*WHAT TO PRODUCE*. Look for the string "this" in every line, and copy each line that has it.

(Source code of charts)
╭──

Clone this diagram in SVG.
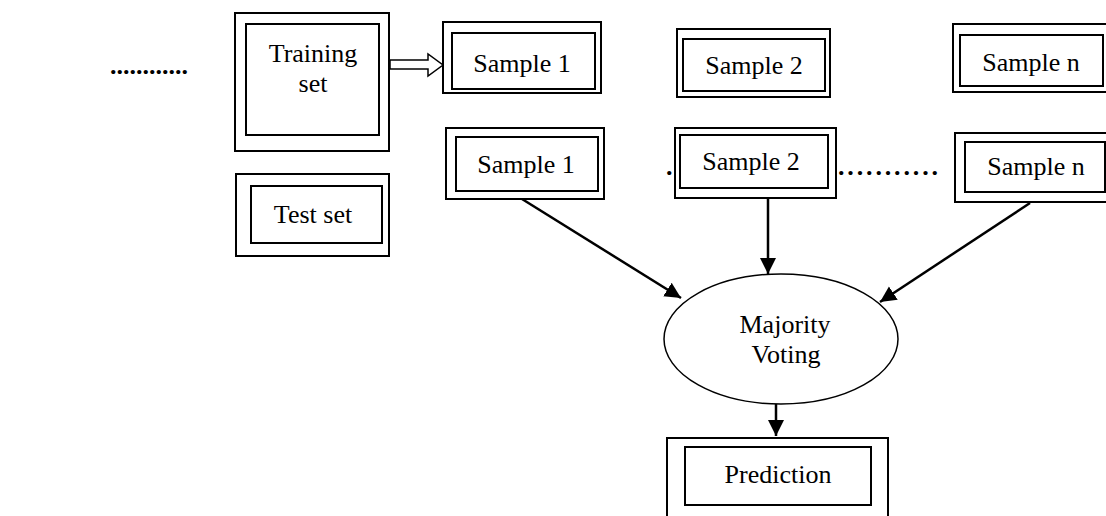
<svg xmlns="http://www.w3.org/2000/svg" width="1106" height="516" viewBox="0 0 1106 516">
<defs>
<style>
.o{fill:#fff;stroke:#000;stroke-width:2}
.i{fill:#fff;stroke:#000;stroke-width:2}
.t{font-family:"Liberation Serif","Times New Roman",serif;font-size:26px;fill:#000;text-anchor:middle}
.d{font-family:"Liberation Serif","Times New Roman",serif;font-size:26px;fill:#000;font-weight:bold}
.c{stroke:#000;stroke-width:2.5;fill:none}
</style>
<marker id="ah" viewBox="0 0 10 10" refX="10" refY="5" markerWidth="16" markerHeight="17" orient="auto" markerUnits="userSpaceOnUse">
<path d="M0,0 L10,5 L0,10 z" fill="#000"/>
</marker>
</defs>
<rect width="1106" height="516" fill="#fff"/>

<text class="d" x="110" y="74" textLength="78">............</text>

<g id="training">
<rect class="o" x="235" y="13" width="154" height="138"/>
<rect class="i" x="246" y="24" width="133" height="111"/>
<text class="t" x="313" y="62">Training</text>
<text class="t" x="313" y="92">set</text>
</g>

<g id="test">
<rect class="o" x="236" y="174" width="153" height="82"/>
<rect class="i" x="251" y="186" width="131" height="57"/>
<text class="t" x="313" y="223">Test set</text>
</g>

<g id="s1top">
<rect class="o" x="443" y="22" width="158" height="71"/>
<rect class="i" x="452" y="33" width="143" height="56"/>
<text class="t" x="522" y="72">Sample 1</text>
</g>

<g id="s2top">
<rect class="o" x="677" y="29" width="153" height="68"/>
<rect class="i" x="683" y="39" width="142" height="52"/>
<text class="t" x="754" y="74">Sample 2</text>
</g>

<g id="sntop">
<rect class="o" x="953" y="24" width="160" height="68"/>
<rect class="i" x="960" y="35" width="143" height="51"/>
<text class="t" x="1031" y="71">Sample n</text>
</g>

<g id="s1">
<rect class="o" x="446" y="128" width="158" height="71"/>
<rect class="i" x="456" y="137" width="142" height="54"/>
<text class="t" x="526" y="173">Sample 1</text>
</g>

<g id="s2">
<rect class="o" x="675" y="128" width="161" height="70"/>
<rect class="i" x="680" y="135" width="148" height="53"/>
<text class="t" x="751" y="170">Sample 2</text>
</g>

<g id="sn">
<rect class="o" x="955" y="133" width="160" height="69"/>
<rect class="i" x="965" y="142" width="140" height="50"/>
<text class="t" x="1036" y="175">Sample n</text>
</g>

<text class="d" x="666" y="175">.</text>
<text class="d" x="838" y="175" textLength="100">...........</text>

<g id="vote">
<ellipse cx="781" cy="339" rx="117" ry="65" fill="#fff" stroke="#000" stroke-width="1.5"/>
<text class="t" x="785" y="333">Majority</text>
<text class="t" x="786" y="363">Voting</text>
</g>

<g id="prediction">
<rect class="o" x="667" y="438" width="221" height="90"/>
<rect class="i" x="685" y="447" width="186" height="58"/>
<text class="t" x="778" y="483">Prediction</text>
</g>

<g id="connectors">
<path d="M390,60 H428 V54 L443,65 L428,76 V69 H390 z" fill="#fff" stroke="#000" stroke-width="1.5"/>
<line class="c" x1="522" y1="199" x2="681" y2="298" marker-end="url(#ah)"/>
<line class="c" x1="768" y1="198" x2="768" y2="274" marker-end="url(#ah)"/>
<line class="c" x1="1030" y1="203" x2="880" y2="302" marker-end="url(#ah)"/>
<line class="c" x1="776" y1="404" x2="776" y2="436" marker-end="url(#ah)"/>
</g>
</svg>
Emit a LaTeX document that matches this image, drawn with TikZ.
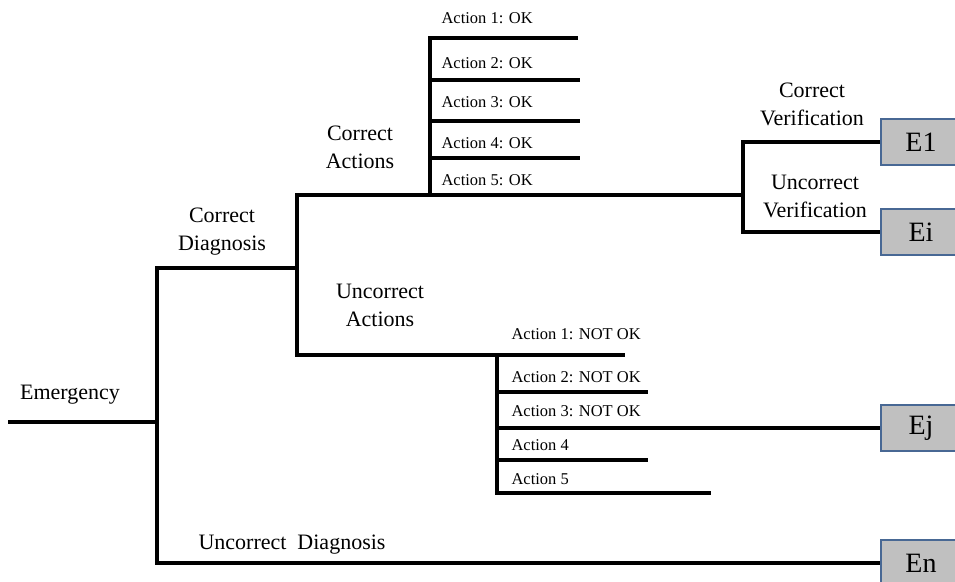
\documentclass[tikz,border=0pt]{standalone}
\usepackage{fontspec}
\setmainfont{Liberation Serif}

\definecolor{boxgray}{RGB}{192,192,192}
\definecolor{boxblue}{RGB}{72,104,148}

\tikzset{
	branch/.style = {line width=4.5pt, line join=miter},
	endbox/.style = {draw=boxblue, line width=2pt, fill=boxgray, anchor=west,
		minimum width=80pt, minimum height=46pt, inner sep=0pt,
		font=\fontsize{28}{30}\selectfont},
	bigtext/.style = {font=\fontsize{22}{28}\selectfont, align=center},
	smalltext/.style = {font=\fontsize{16.5}{18}\selectfont, anchor=west},
}

\begin{document}
\begin{tikzpicture}[x=1pt, y=-1pt]
		\useasboundingbox (0, 0) rectangle (955, 581);
		\clip (0, 0) rectangle (955, 581);

		% end states
		\path (880, 142) node (E1) [endbox] {E1};
		\path (880, 232) node (Ei) [endbox] {Ei};
		\path (880, 428) node (Ej) [endbox] {Ej};
		\path (880, 563) node (En) [endbox] {En};

		% junctions of the tree
		\coordinate (emer) at (8, 422);
		\coordinate (diag) at (157, 422);
		\coordinate (cdiag) at (297, 268);
		\coordinate (verif) at (743, 195);
		\coordinate (cact) at (430, 195);
		\coordinate (uact) at (497, 355);
		\coordinate (ok1) at (578, 38);
		\coordinate (nok1) at (625, 355);
		\foreach \i/\y in {2/80, 3/121, 4/158}
			\coordinate (ok\i) at (580, \y);
		\coordinate (nok2) at (648, 392);
		\coordinate (nok4) at (648, 460);
		\coordinate (nok5) at (711, 493);

		% diagnosis
		\draw[branch] (emer) -- (diag);
		\draw[branch] (cdiag) -| (diag) |- (En.west);

		% actions
		\draw[branch] (verif) -| (cdiag) |- (nok1);
		\draw[branch] (ok1) -| (cact);
		\foreach \i in {2, 3, 4}
			\draw[branch] (ok\i -| cact) -- (ok\i);
		\draw[branch] (uact) |- (nok5);
		\draw[branch] (nok2 -| uact) -- (nok2);
		\draw[branch] (Ej.west -| uact) -- (Ej.west);
		\draw[branch] (nok4 -| uact) -- (nok4);

		% verification
		\draw[branch] (E1.west) -| (verif) |- (Ei.west);

		% labels
		\path (70, 395) node (lemer) [bigtext] {Emergency};
		\path (222, 232) node (lcdiag) [bigtext] {Correct\\Diagnosis};
		\path (360, 147) node (lcact) [bigtext] {Correct\\Actions};
		\path (380, 305) node (luact) [bigtext] {Uncorrect\\Actions};
		\path (812, 104) node (lcver) [bigtext] {Correct\\Verification};
		\path (815, 196) node (luver) [bigtext] {Uncorrect\\Verification};
		\path (195, 545) node (ludiag) [bigtext, anchor=west] {Uncorrect\ \ Diagnosis};

		\path (438, 18) node (lok1) [smalltext] {Action 1: OK};
		\path (438, 63) node (lok2) [smalltext] {Action 2: OK};
		\path (438, 102) node (lok3) [smalltext] {Action 3: OK};
		\path (438, 143) node (lok4) [smalltext] {Action 4: OK};
		\path (438, 180) node (lok5) [smalltext] {Action 5: OK};

		\path (508, 334) node (lnok1) [smalltext] {Action 1: NOT OK};
		\path (508, 377) node (lnok2) [smalltext] {Action 2: NOT OK};
		\path (508, 411) node (lnok3) [smalltext] {Action 3: NOT OK};
		\path (508, 445) node (lnok4) [smalltext] {Action 4};
		\path (508, 479) node (lnok5) [smalltext] {Action 5};
	\end{tikzpicture}
\end{document}
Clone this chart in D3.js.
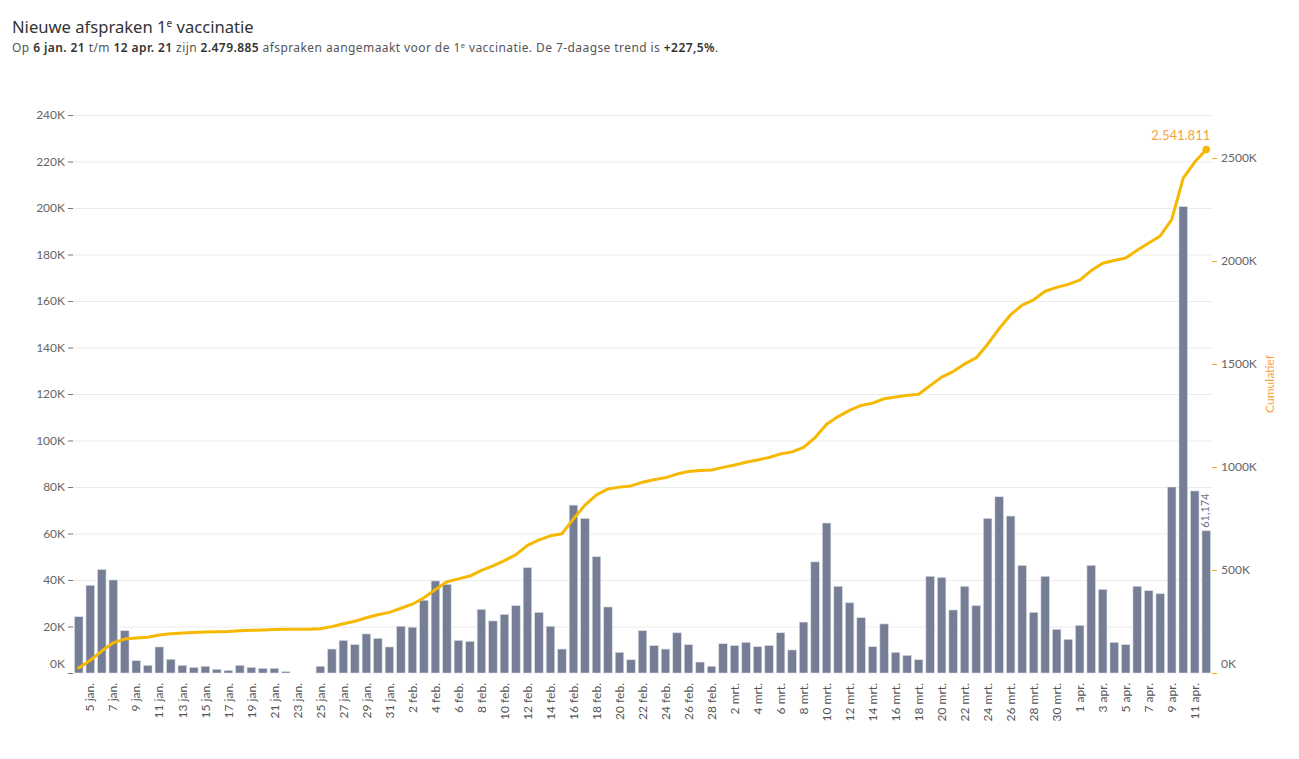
<!DOCTYPE html>
<html><head><meta charset="utf-8">
<script src="https://cdn.jsdelivr.net/npm/d3@7"></script>
<style>
body{margin:0;background:#fff}
text{font-family:Lato,"Noto Sans",sans-serif}
</style>
</head><body>
<svg id="chart" width="1299" height="759"></svg>
<script>
// ---- data ----
const monthNames = ["jan.", "feb.", "mrt.", "apr."];
const monthFirstDay = [4, 1, 1, 1];
const valuesJan = [24200, 37726, 44500, 40000, 18200, 5300, 3300, 11200, 5900, 3300, 2400, 2900, 1600, 1100,
  3300, 2400, 2000, 2000, 600, 0, 0, 2900, 10300, 14000, 12200, 16800, 14900, 11200];
const valuesFeb = [20100, 19700, 31300, 39600, 38100, 14000, 13600, 27400, 22400, 25200, 29000, 45300, 26100, 20100,
  10300, 72200, 66500, 50000, 28400, 8900, 5700, 18200, 11800, 10300, 17300, 12200, 4700, 2900];
const valuesMar = [12600, 11800, 13200, 11300, 11800, 17300, 9900, 21900, 47800, 64500, 37300, 30200, 23800, 11300,
  21100, 8900, 7600, 5700, 41600, 41100, 27100, 37300, 29000, 66500, 75800, 67500, 46300, 26100, 41600, 18800, 14500];
const valuesApr = [20500, 46300, 36000, 13200, 12200, 37300, 35400, 34100, 80000, 200611, 78300, 61174];
const leftTicks = [0, 20000, 40000, 60000, 80000, 100000, 120000, 140000, 160000, 180000, 200000, 220000, 240000];
const rightTicks = [0, 500000, 1000000, 1500000, 2000000, 2500000];
const titleText = "Nieuwe afspraken 1";
const rightAxisTitle = "Cumulatief";

// ---- build categories ----
const monthValues = [valuesJan, valuesFeb, valuesMar, valuesApr];
const cats = [], vals = [];
monthValues.forEach((arr, m) => {
  arr.forEach((v, i) => { cats.push((monthFirstDay[m] + i) + " " + monthNames[m]); vals.push(v); });
});
const cum = Array.from(d3.cumsum(vals));

const nl = d3.formatLocale({decimal: ",", thousands: ".", grouping: [3], currency: ["€", ""]});
const fmtInt = nl.format(",d");

const svg = d3.select("#chart");

// ---- scales ----
const x = d3.scaleBand().domain(cats).range([73, 1212]).paddingInner(0.26).paddingOuter(0.13);
const yL = d3.scaleLinear().domain([0, 240000]).range([673, 115]);
const yR = d3.scaleLinear().domain([0, 2709000]).range([673, 115]);

// ---- title ----
const t = svg.append("text").attr("x", 12).attr("y", 33).attr("font-size", 16.6)
  .style("font-family", "'Noto Sans',sans-serif").attr("fill", "#333");
t.append("tspan").text(titleText);
t.append("tspan").attr("font-size", 10).attr("dy", -6).text("e");
t.append("tspan").attr("dy", 6).text(" vaccinatie");

const s = svg.append("text").attr("x", 12).attr("y", 52).attr("font-size", 12)
  .style("font-family", "'Noto Sans',sans-serif").style("letter-spacing", "0.42px").attr("fill", "#555");
const parts = [["Op ", 0], ["6 jan. 21", 1], [" t/m ", 0], ["12 apr. 21", 1], [" zijn ", 0], ["2.479.885", 1],
  [" afspraken aangemaakt voor de 1", 0]];
parts.forEach(p => s.append("tspan").attr("fill", p[1] ? "#333" : "#555").attr("font-weight", p[1] ? 600 : 400).text(p[0]));
s.append("tspan").attr("font-size", 7.5).attr("dy", -4).text("e");
s.append("tspan").attr("dy", 4).text(" vaccinatie. De 7-daagse trend is ");
s.append("tspan").attr("fill", "#333").attr("font-weight", 600).text("+227,5%");
s.append("tspan").text(".");

// ---- gridlines ----
svg.append("g").selectAll("line").data(leftTicks.slice(1)).join("line")
  .attr("x1", 73).attr("x2", 1212).attr("y1", d => yL(d) + 0.5).attr("y2", d => yL(d) + 0.5)
  .attr("stroke", "#ececec").attr("stroke-width", 1);

// ---- left axis ----
const gL = svg.append("g").attr("transform", "translate(73,0)")
  .call(d3.axisLeft(yL).tickValues(leftTicks).tickSize(5).tickPadding(3).tickFormat(d => (d / 1000) + "K"));
gL.select(".domain").remove();
gL.selectAll(".tick line").attr("stroke", "#777");
gL.selectAll(".tick text").attr("fill", "#666").attr("font-size", 12)
  .attr("dy", d => d === 0 ? "-0.5em" : "0.32em");

// ---- right axis ----
const gR = svg.append("g").attr("transform", "translate(1212,0)")
  .call(d3.axisRight(yR).tickValues(rightTicks).tickSize(5).tickPadding(4).tickFormat(d => (d / 1000) + "K"));
gR.select(".domain").remove();
gR.selectAll(".tick line").attr("stroke", "#f5a623");
gR.selectAll(".tick text").attr("fill", "#666").attr("font-size", 12)
  .attr("dy", d => d === 0 ? "-0.5em" : "0.32em");
svg.append("text").attr("transform", "translate(1274,384) rotate(-90)").attr("text-anchor", "middle")
  .attr("font-size", 12).attr("fill", "#f5a040").text(rightAxisTitle);

// ---- x axis ----
const gX = svg.append("g").attr("transform", "translate(0,673)")
  .call(d3.axisBottom(x).tickValues(cats.filter((c, i) => i % 2 === 1)).tickSize(0).tickPadding(0));
gX.select(".domain").remove();
gX.selectAll(".tick text").attr("transform", "translate(0,10) rotate(-90)").attr("text-anchor", "end")
  .attr("x", 0).attr("y", 0).attr("dy", "0.35em")
  .attr("fill", "#555").attr("font-size", 12);

// ---- bars ----
svg.append("g").selectAll("rect").data(vals).join("rect")
  .attr("x", (d, i) => x(cats[i])).attr("width", x.bandwidth())
  .attr("y", d => yL(d)).attr("height", d => yL(0) - yL(d))
  .attr("fill", "#767e96").attr("stroke", "#d9dce3").attr("stroke-width", 0.6);

// last bar label
const li = vals.length - 1;
const lx = x(cats[li]) + x.bandwidth() / 2;
svg.append("text").attr("transform", `translate(${lx + 3},${yL(vals[li]) - 3}) rotate(-90)`)
  .attr("font-size", 11).attr("fill", "#6f7588").text(nl.format(",.3f")(vals[li] / 1000));

// ---- cumulative line ----
const line = d3.line().x((d, i) => x(cats[i]) + x.bandwidth() / 2).y(d => yR(d));
svg.append("path").datum(cum).attr("d", line).attr("fill", "none")
  .attr("stroke", "#f6b800").attr("stroke-width", 3).attr("stroke-linejoin", "round").attr("stroke-linecap", "round");
svg.append("circle").attr("cx", lx).attr("cy", yR(cum[li])).attr("r", 3.8).attr("fill", "#f6b800");
svg.append("text").attr("x", lx + 4).attr("y", yR(cum[li]) - 9).attr("text-anchor", "end")
  .attr("font-size", 13).attr("fill", "#f5a33a").text(fmtInt(cum[li]));
</script>
</body></html>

╰──

*WRITTEN ANSWER*.
Clone this diagram in SVG.
Emit a LaTeX document that matches this image, drawn with TikZ.
Clone this chart in D3.js.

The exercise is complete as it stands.